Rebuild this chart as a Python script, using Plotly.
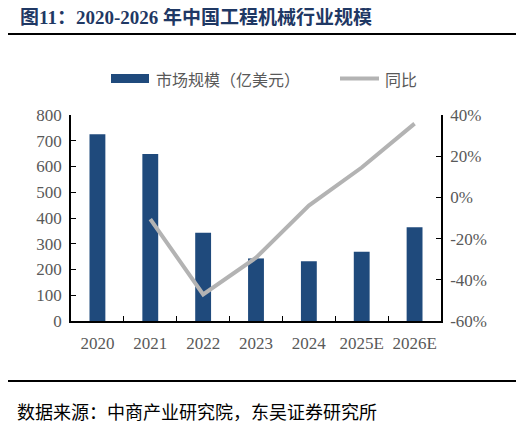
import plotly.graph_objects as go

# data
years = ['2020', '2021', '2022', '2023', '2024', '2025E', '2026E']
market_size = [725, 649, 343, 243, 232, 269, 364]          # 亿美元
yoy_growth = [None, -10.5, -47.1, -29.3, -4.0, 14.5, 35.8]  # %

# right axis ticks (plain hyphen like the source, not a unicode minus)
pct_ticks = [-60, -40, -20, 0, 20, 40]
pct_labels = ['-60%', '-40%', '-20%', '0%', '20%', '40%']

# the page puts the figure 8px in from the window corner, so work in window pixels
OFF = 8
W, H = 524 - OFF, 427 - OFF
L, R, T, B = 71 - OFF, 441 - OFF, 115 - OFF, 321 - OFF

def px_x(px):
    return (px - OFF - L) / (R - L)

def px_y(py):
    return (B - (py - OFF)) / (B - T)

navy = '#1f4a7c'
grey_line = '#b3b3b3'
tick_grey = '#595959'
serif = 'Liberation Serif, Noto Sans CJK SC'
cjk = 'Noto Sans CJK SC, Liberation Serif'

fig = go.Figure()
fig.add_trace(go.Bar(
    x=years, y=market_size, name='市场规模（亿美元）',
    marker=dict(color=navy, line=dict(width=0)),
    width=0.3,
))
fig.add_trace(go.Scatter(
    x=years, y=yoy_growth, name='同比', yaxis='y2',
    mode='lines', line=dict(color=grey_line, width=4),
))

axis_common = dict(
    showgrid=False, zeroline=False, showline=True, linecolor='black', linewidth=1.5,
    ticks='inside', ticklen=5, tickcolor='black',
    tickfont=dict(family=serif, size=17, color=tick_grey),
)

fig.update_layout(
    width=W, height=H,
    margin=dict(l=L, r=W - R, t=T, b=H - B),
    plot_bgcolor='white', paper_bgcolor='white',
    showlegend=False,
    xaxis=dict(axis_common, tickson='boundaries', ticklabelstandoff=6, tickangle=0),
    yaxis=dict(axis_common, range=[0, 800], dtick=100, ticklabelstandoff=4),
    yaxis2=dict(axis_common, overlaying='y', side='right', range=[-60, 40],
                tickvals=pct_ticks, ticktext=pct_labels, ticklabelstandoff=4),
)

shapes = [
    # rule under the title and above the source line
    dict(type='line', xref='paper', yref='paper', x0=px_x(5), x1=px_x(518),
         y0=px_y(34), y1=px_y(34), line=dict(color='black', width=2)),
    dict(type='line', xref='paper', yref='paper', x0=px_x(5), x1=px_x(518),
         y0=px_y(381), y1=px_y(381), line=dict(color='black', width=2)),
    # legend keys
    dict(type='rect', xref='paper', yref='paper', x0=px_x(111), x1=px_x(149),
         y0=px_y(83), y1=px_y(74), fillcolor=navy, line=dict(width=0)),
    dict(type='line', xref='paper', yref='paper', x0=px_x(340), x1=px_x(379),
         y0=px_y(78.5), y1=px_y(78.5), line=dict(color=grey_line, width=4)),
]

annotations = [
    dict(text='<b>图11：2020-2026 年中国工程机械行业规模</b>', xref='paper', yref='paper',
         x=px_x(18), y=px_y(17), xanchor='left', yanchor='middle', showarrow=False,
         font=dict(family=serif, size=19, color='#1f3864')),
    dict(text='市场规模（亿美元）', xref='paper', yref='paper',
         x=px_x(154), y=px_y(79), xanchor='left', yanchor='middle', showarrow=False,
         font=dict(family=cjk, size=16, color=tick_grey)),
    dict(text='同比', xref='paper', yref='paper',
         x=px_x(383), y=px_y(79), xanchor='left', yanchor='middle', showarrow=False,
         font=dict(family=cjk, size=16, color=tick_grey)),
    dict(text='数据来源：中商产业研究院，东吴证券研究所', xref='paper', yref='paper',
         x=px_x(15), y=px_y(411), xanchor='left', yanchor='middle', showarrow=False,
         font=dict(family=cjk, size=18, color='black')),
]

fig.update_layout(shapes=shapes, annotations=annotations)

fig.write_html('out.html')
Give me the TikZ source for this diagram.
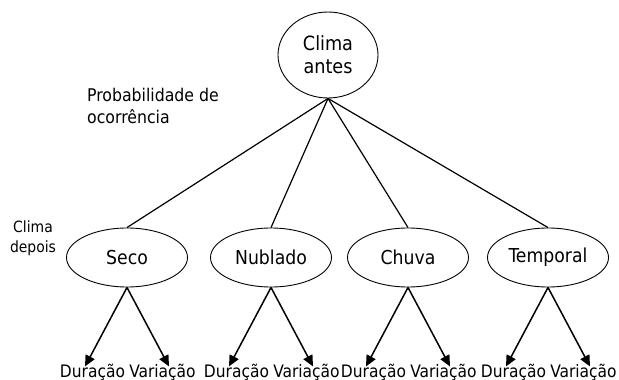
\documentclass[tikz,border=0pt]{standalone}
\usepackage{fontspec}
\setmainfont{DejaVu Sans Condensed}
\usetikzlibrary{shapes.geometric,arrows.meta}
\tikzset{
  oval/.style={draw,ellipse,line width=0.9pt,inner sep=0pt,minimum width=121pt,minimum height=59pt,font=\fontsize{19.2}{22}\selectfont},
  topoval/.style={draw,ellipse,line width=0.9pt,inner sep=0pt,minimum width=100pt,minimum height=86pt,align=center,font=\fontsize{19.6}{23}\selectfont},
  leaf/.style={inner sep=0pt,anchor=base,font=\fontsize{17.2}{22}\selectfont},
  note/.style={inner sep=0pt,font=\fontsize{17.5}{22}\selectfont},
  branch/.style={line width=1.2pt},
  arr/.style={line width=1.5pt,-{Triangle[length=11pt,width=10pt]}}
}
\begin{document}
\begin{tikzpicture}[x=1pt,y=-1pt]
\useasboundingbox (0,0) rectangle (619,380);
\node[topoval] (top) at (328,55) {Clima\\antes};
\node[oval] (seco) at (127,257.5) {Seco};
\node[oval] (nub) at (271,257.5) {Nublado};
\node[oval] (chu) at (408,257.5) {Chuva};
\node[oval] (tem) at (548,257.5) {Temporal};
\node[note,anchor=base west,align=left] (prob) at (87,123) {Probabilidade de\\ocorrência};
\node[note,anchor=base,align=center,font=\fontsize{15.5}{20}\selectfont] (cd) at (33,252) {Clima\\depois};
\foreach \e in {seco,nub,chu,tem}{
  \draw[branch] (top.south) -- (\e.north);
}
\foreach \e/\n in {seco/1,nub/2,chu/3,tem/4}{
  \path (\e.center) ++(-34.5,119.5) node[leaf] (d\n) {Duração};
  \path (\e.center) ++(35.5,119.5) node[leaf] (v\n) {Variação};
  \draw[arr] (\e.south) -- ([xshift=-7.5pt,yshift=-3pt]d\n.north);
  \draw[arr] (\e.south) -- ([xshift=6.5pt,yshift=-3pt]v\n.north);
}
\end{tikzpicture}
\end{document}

* [YOUR TASK] The data above should be repeated exactly, minus any pictures.

* [ANSWER TO THIS TASK]
Rebuild this chart as a Python script, using Plotly.
import plotly.graph_objects as go

# data
years = ['2020', '2021', '2022', '2023', '2024', '2025E', '2026E']
market_size = [725, 649, 343, 243, 232, 269, 364]          # 亿美元
yoy_growth = [None, -10.5, -47.1, -29.3, -4.0, 14.5, 35.8]  # %

# right axis ticks (plain hyphen like the source, not a unicode minus)
pct_ticks = [-60, -40, -20, 0, 20, 40]
pct_labels = ['-60%', '-40%', '-20%', '0%', '20%', '40%']

# the page puts the figure 8px in from the window corner, so work in window pixels
OFF = 8
W, H = 524 - OFF, 427 - OFF
L, R, T, B = 71 - OFF, 441 - OFF, 115 - OFF, 321 - OFF

def px_x(px):
    return (px - OFF - L) / (R - L)

def px_y(py):
    return (B - (py - OFF)) / (B - T)

navy = '#1f4a7c'
grey_line = '#b3b3b3'
tick_grey = '#595959'
serif = 'Liberation Serif, Noto Sans CJK SC'
cjk = 'Noto Sans CJK SC, Liberation Serif'

fig = go.Figure()
fig.add_trace(go.Bar(
    x=years, y=market_size, name='市场规模（亿美元）',
    marker=dict(color=navy, line=dict(width=0)),
    width=0.3,
))
fig.add_trace(go.Scatter(
    x=years, y=yoy_growth, name='同比', yaxis='y2',
    mode='lines', line=dict(color=grey_line, width=4),
))

axis_common = dict(
    showgrid=False, zeroline=False, showline=True, linecolor='black', linewidth=1.5,
    ticks='inside', ticklen=5, tickcolor='black',
    tickfont=dict(family=serif, size=17, color=tick_grey),
)

fig.update_layout(
    width=W, height=H,
    margin=dict(l=L, r=W - R, t=T, b=H - B),
    plot_bgcolor='white', paper_bgcolor='white',
    showlegend=False,
    xaxis=dict(axis_common, tickson='boundaries', ticklabelstandoff=6, tickangle=0),
    yaxis=dict(axis_common, range=[0, 800], dtick=100, ticklabelstandoff=4),
    yaxis2=dict(axis_common, overlaying='y', side='right', range=[-60, 40],
                tickvals=pct_ticks, ticktext=pct_labels, ticklabelstandoff=4),
)

shapes = [
    # rule under the title and above the source line
    dict(type='line', xref='paper', yref='paper', x0=px_x(5), x1=px_x(518),
         y0=px_y(34), y1=px_y(34), line=dict(color='black', width=2)),
    dict(type='line', xref='paper', yref='paper', x0=px_x(5), x1=px_x(518),
         y0=px_y(381), y1=px_y(381), line=dict(color='black', width=2)),
    # legend keys
    dict(type='rect', xref='paper', yref='paper', x0=px_x(111), x1=px_x(149),
         y0=px_y(83), y1=px_y(74), fillcolor=navy, line=dict(width=0)),
    dict(type='line', xref='paper', yref='paper', x0=px_x(340), x1=px_x(379),
         y0=px_y(78.5), y1=px_y(78.5), line=dict(color=grey_line, width=4)),
]

annotations = [
    dict(text='<b>图11：2020-2026 年中国工程机械行业规模</b>', xref='paper', yref='paper',
         x=px_x(18), y=px_y(17), xanchor='left', yanchor='middle', showarrow=False,
         font=dict(family=serif, size=19, color='#1f3864')),
    dict(text='市场规模（亿美元）', xref='paper', yref='paper',
         x=px_x(154), y=px_y(79), xanchor='left', yanchor='middle', showarrow=False,
         font=dict(family=cjk, size=16, color=tick_grey)),
    dict(text='同比', xref='paper', yref='paper',
         x=px_x(383), y=px_y(79), xanchor='left', yanchor='middle', showarrow=False,
         font=dict(family=cjk, size=16, color=tick_grey)),
    dict(text='数据来源：中商产业研究院，东吴证券研究所', xref='paper', yref='paper',
         x=px_x(15), y=px_y(411), xanchor='left', yanchor='middle', showarrow=False,
         font=dict(family=cjk, size=18, color='black')),
]

fig.update_layout(shapes=shapes, annotations=annotations)

fig.write_html('out.html')
Give me the TikZ source for this diagram.
\documentclass[tikz,border=0pt]{standalone}
\usepackage{fontspec}
\setmainfont{DejaVu Sans Condensed}
\usetikzlibrary{shapes.geometric,arrows.meta}
\tikzset{
  oval/.style={draw,ellipse,line width=0.9pt,inner sep=0pt,minimum width=121pt,minimum height=59pt,font=\fontsize{19.2}{22}\selectfont},
  topoval/.style={draw,ellipse,line width=0.9pt,inner sep=0pt,minimum width=100pt,minimum height=86pt,align=center,font=\fontsize{19.6}{23}\selectfont},
  leaf/.style={inner sep=0pt,anchor=base,font=\fontsize{17.2}{22}\selectfont},
  note/.style={inner sep=0pt,font=\fontsize{17.5}{22}\selectfont},
  branch/.style={line width=1.2pt},
  arr/.style={line width=1.5pt,-{Triangle[length=11pt,width=10pt]}}
}
\begin{document}
\begin{tikzpicture}[x=1pt,y=-1pt]
\useasboundingbox (0,0) rectangle (619,380);
\node[topoval] (top) at (328,55) {Clima\\antes};
\node[oval] (seco) at (127,257.5) {Seco};
\node[oval] (nub) at (271,257.5) {Nublado};
\node[oval] (chu) at (408,257.5) {Chuva};
\node[oval] (tem) at (548,257.5) {Temporal};
\node[note,anchor=base west,align=left] (prob) at (87,123) {Probabilidade de\\ocorrência};
\node[note,anchor=base,align=center,font=\fontsize{15.5}{20}\selectfont] (cd) at (33,252) {Clima\\depois};
\foreach \e in {seco,nub,chu,tem}{
  \draw[branch] (top.south) -- (\e.north);
}
\foreach \e/\n in {seco/1,nub/2,chu/3,tem/4}{
  \path (\e.center) ++(-34.5,119.5) node[leaf] (d\n) {Duração};
  \path (\e.center) ++(35.5,119.5) node[leaf] (v\n) {Variação};
  \draw[arr] (\e.south) -- ([xshift=-7.5pt,yshift=-3pt]d\n.north);
  \draw[arr] (\e.south) -- ([xshift=6.5pt,yshift=-3pt]v\n.north);
}
\end{tikzpicture}
\end{document}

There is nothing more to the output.